Lo mismo sucede con los estudiantes. Cada vez son menos aquellos cuya prioridad, y no decir su única responsabilidad, sea sus estudios. La mayor parte de ellos, sea por necesidad o dispersidad de ambiciones, pasan la mayor parte del tiempo fuera del ámbito universitario, lo que dificulta su comunicación como agente político o comunitario. ¿Cuántos son incapaces de permanecer una hora en un salón de clases desconectados del celular, el blackberry, el iphone, o del facebook?

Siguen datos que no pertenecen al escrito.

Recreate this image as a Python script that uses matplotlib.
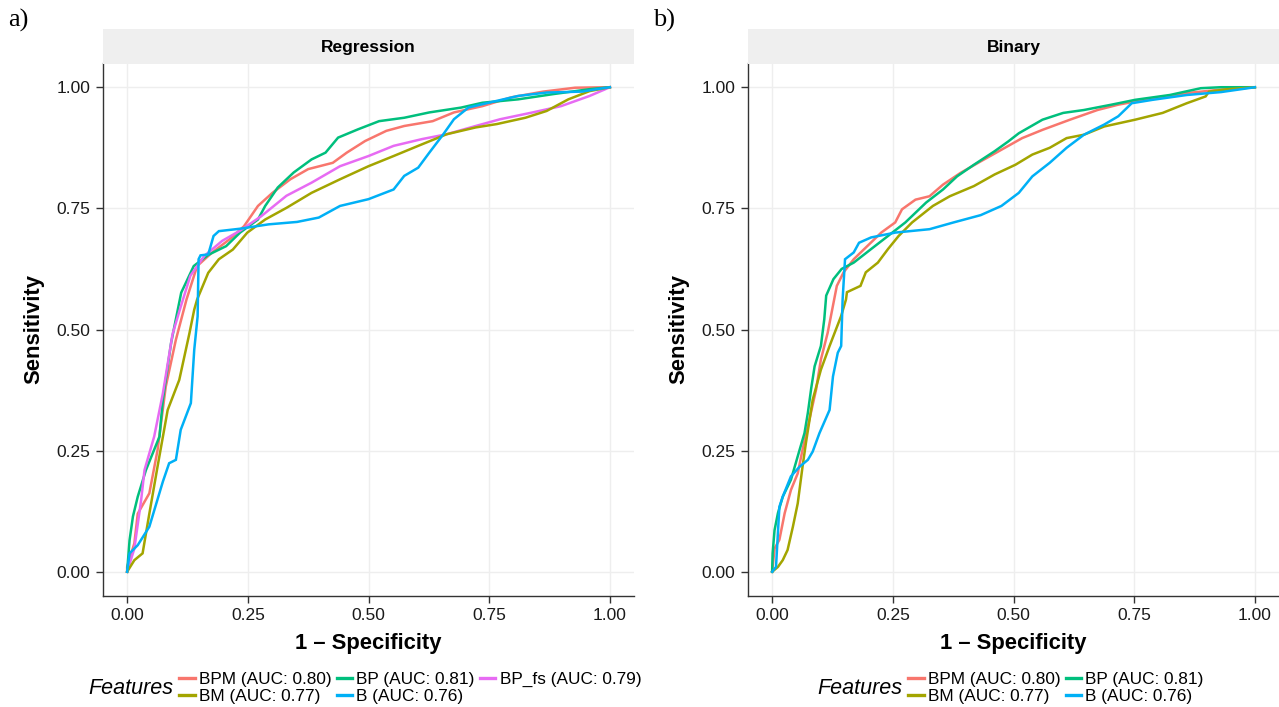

¿Cómo pensar en una comunidad, entonces? No se trata sólo de identificaciones con ideas y proyectos, sino de la capacidad de dialogarlas, discutirlas, buscar alternativas, comprender diferencias y aún así suscribir un deseo comunitario. Si nos dejamos llevar por los comentarios al artículo de Rubén Ríos, pudiéramos pensar en el deseo por el diálogo y por la comunidad; sin embargo, ¿acaso dicho deseo no es reflejo de que pasamos más tiempo en el internet —en el espacio virtual— que en tertulias, salas de conferencia, pasillos, donde podamos mirar nuestra humanidad mientras discutimos? Que la pasada huelga estudiantil se haya realizado tanto tras los portones como en “facebook” y otras páginas web dice mucho de sus alcances como de sus limitaciones.

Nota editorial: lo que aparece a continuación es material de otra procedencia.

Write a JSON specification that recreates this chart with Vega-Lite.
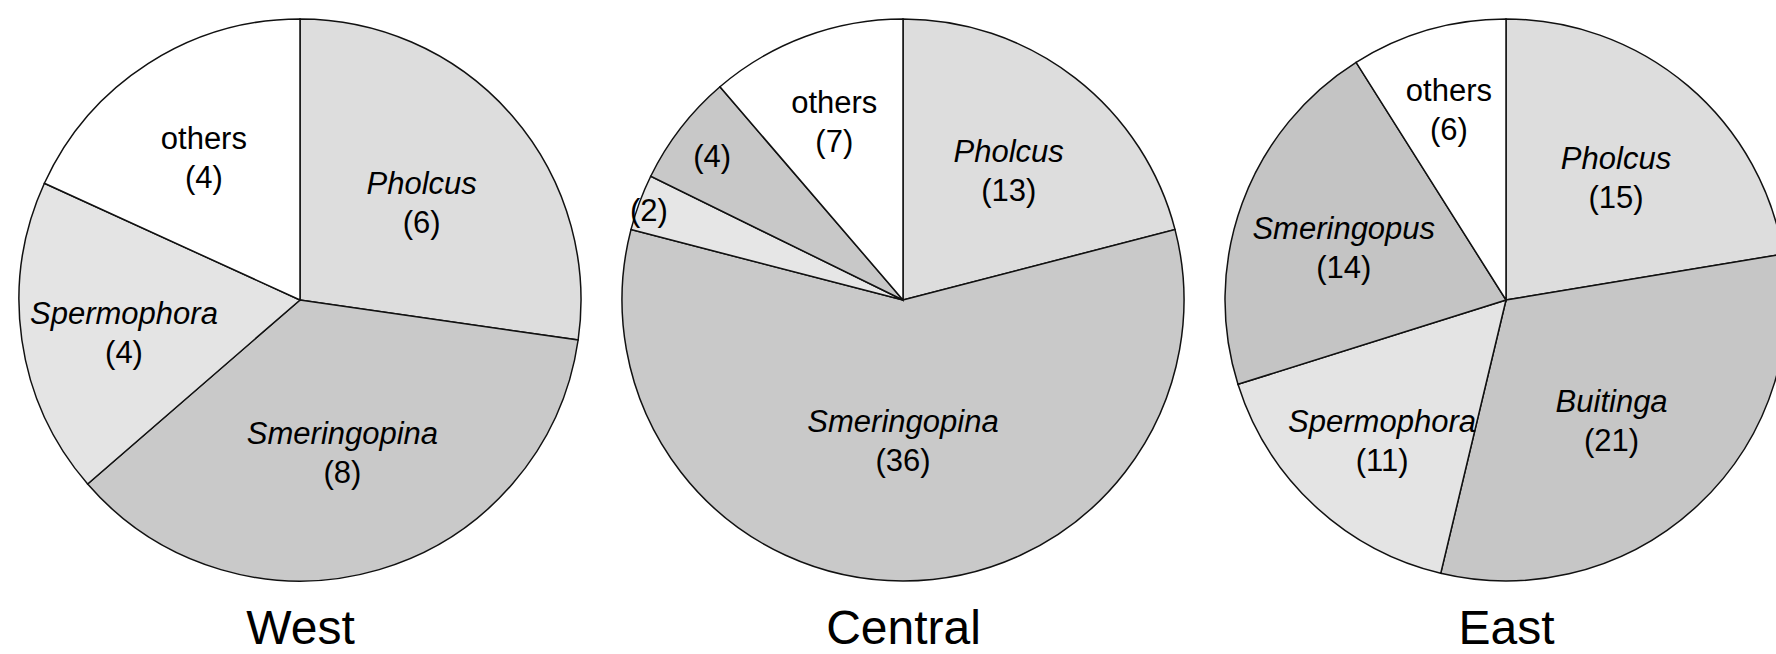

En su libro Duchesne cita a Jean-Luc Nancy para pensar el presente como el tiempo de la desmembración de la nación y su idea de comunidad. La nación no sólo se desmembra por la usurpación de los poderosos sino por el desapego de quienes supuestamente debemos estar más suscritos a ella, o ellas, por nuestras limitaciones, voluntarias o involuntarias, de superarla. ¿A qué nos referimos cuando hablamos de comunidad universitaria o de “un nuevo país”? ¿De cuál comunidad estamos hablando? ¿cuál es el bien-en-común al cual nos suscribimos? ¿el del Estado o el que compartimos como seres-en-común? ¿puede subsistir uno sin el otro?

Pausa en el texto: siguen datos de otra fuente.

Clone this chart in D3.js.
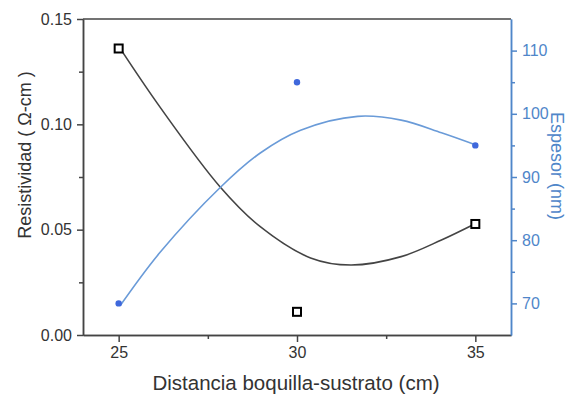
<!DOCTYPE html>
<html>
<head>
<meta charset="utf-8">
<script src="https://cdn.jsdelivr.net/npm/d3@7"></script>
<style>
body{margin:0;background:#fff;}
svg{font-family:"Liberation Sans",Arial,sans-serif;}
</style>
</head>
<body>
<svg id="chart" width="571" height="398"></svg>
<script>
// measured points
let dist=[25,30,35];
let resist=[0.136,0.011,0.0527];
let espesor=[70,105,95];

// fitted curves
let curveX=[25.05,26.15,27.84,28.97,30.38,31.51,32.92,34.05,34.98];
let curveRes=[0.1358,0.1084,0.0704,0.0514,0.0366,0.0332,0.0372,0.0451,0.0527];
let curveX2=[25.05,26.15,27.84,28.97,30.1,31.7,32.92,34.05,35.0];
let curveEsp=[69.7,78.0,88.3,93.8,97.4,99.6,99.0,97.0,95.1];

let xTicks=[25,30,35], xMinor=[27.5,32.5];
let yTicks=[0,0.05,0.1,0.15], yMinor=[0.025,0.075,0.125];
let y2Ticks=[70,80,90,100,110], y2Minor=[75,85,95,105];

let blue="#4f86c9", dark="#444";
let svg=d3.select("#chart");
let L=83,R=511,T=19,B=335;

let x=d3.scaleLinear().domain([24,36]).range([L,R]);
let y=d3.scaleLinear().domain([0,0.15]).range([B,T]);
let y2=d3.scaleLinear().domain([65,115]).range([B,T]);

// frame top
svg.append("line").attr("x1",L).attr("x2",R).attr("y1",T).attr("y2",T).attr("stroke",dark).attr("stroke-width",1.5);

svg.append("g").attr("transform","translate(0,"+B+")")
  .call(d3.axisBottom(x).tickValues(xTicks).tickSize(7).tickPadding(5).tickFormat(d3.format("d")).tickSizeOuter(0));
svg.append("g").attr("transform","translate(0,"+B+")")
  .call(d3.axisBottom(x).tickValues(xMinor).tickSize(4).tickFormat("").tickSizeOuter(0));
svg.append("g").attr("transform","translate("+L+",0)")
  .call(d3.axisLeft(y).tickValues(yTicks).tickSize(6).tickPadding(5).tickFormat(d3.format(".2f")).tickSizeOuter(0));
svg.append("g").attr("transform","translate("+L+",0)")
  .call(d3.axisLeft(y).tickValues(yMinor).tickSize(4).tickFormat("").tickSizeOuter(0));
svg.append("g").attr("class","blue").attr("transform","translate("+R+",0)")
  .call(d3.axisRight(y2).tickValues(y2Ticks).tickSize(6).tickPadding(5).tickFormat(d3.format("d")).tickSizeOuter(0));
svg.append("g").attr("class","blue").attr("transform","translate("+R+",0)")
  .call(d3.axisRight(y2).tickValues(y2Minor).tickSize(4).tickFormat("").tickSizeOuter(0));

svg.selectAll(".domain,.tick line").attr("stroke",dark).attr("stroke-width",1.5);
svg.selectAll(".blue .domain,.blue .tick line").attr("stroke",blue);
svg.selectAll(".tick text").style("font-size","16px").attr("fill","#333");
svg.selectAll(".blue .tick text").attr("fill",blue);

// curves
let line=d3.line().curve(d3.curveCatmullRom);
svg.append("path").attr("d",line(curveX.map((d,i)=>[x(d),y(curveRes[i])])))
  .attr("fill","none").attr("stroke",dark).attr("stroke-width",1.6);
svg.append("path").attr("d",line(curveX2.map((d,i)=>[x(d),y2(curveEsp[i])])))
  .attr("fill","none").attr("stroke","#6a9bd8").attr("stroke-width",1.6);

// markers
svg.selectAll(".sq").data(dist).enter().append("rect")
  .attr("x",d=>x(d)-4).attr("y",(d,i)=>y(resist[i])-4).attr("width",8).attr("height",8)
  .attr("fill","#fff").attr("stroke","#000").attr("stroke-width",2);
svg.selectAll(".dot").data(dist).enter().append("circle")
  .attr("cx",d=>x(d)).attr("cy",(d,i)=>y2(espesor[i])).attr("r",3.2).attr("fill","#3f68dc");

// titles
svg.append("text").text("Distancia boquilla-sustrato (cm)").attr("x",296).attr("y",390)
  .attr("text-anchor","middle").style("font-size","20.5px").attr("fill","#333");
svg.append("text").text("Resistividad ( Ω-cm )").attr("transform","translate(31,155) rotate(-90)")
  .attr("text-anchor","middle").style("font-size","18px").attr("fill","#333");
svg.append("text").text("Espesor (nm)").attr("transform","translate(551,166) rotate(90)")
  .attr("text-anchor","middle").style("font-size","18px").attr("fill",blue);
</script>
</body>
</html>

Al tiempo que escribo reconozco mis limitaciones para soñar con esa comunidad así como me arrastra su deseo. Imagino que quienes me invitaron, pensaban que escribiría sobre música popular, literatura u otros asuntos culturales. Hace mucho tiempo que había dejado de ser político en este sentido de la palabra. Sin embargo, “las cosas de este mundo” han ofuscado mis delirios y espantado mis deseos. ¿Sueño o deliro por una comunidad en la cual compartir, discutir y trabar aventuras para vivir mejor? ¿Cuánto puedo o estoy dispuesto a dejar de hacer y disfrutar por ese deseo? La escritura misma de esta “articulación” se limita al tiempo que mi tirana de tres años me concede. Y lo digo sin remordimiento, aunque recordando la carta del Che a sus hijos al dejar Cuba: ha pasado demasiado tiempo para “creer en el futuro sangrado de ayer”, a la manera de los años sesenta y setenta. Como no se trata de Sophie’s Choice adivinarán cuál sería mi elección si me veo en la disyuntiva de mi familia o la comunidad imaginada. Aún así me consuela la ilusión de que alguien al menos la comprenda, como el “amigo imaginario” del que habla Anayra en sus respuestas. Aunque golpeen mi cerebro aquellas palabras de Borges: “Tú que me lees, ¿estás seguro de entender mi lenguaje?”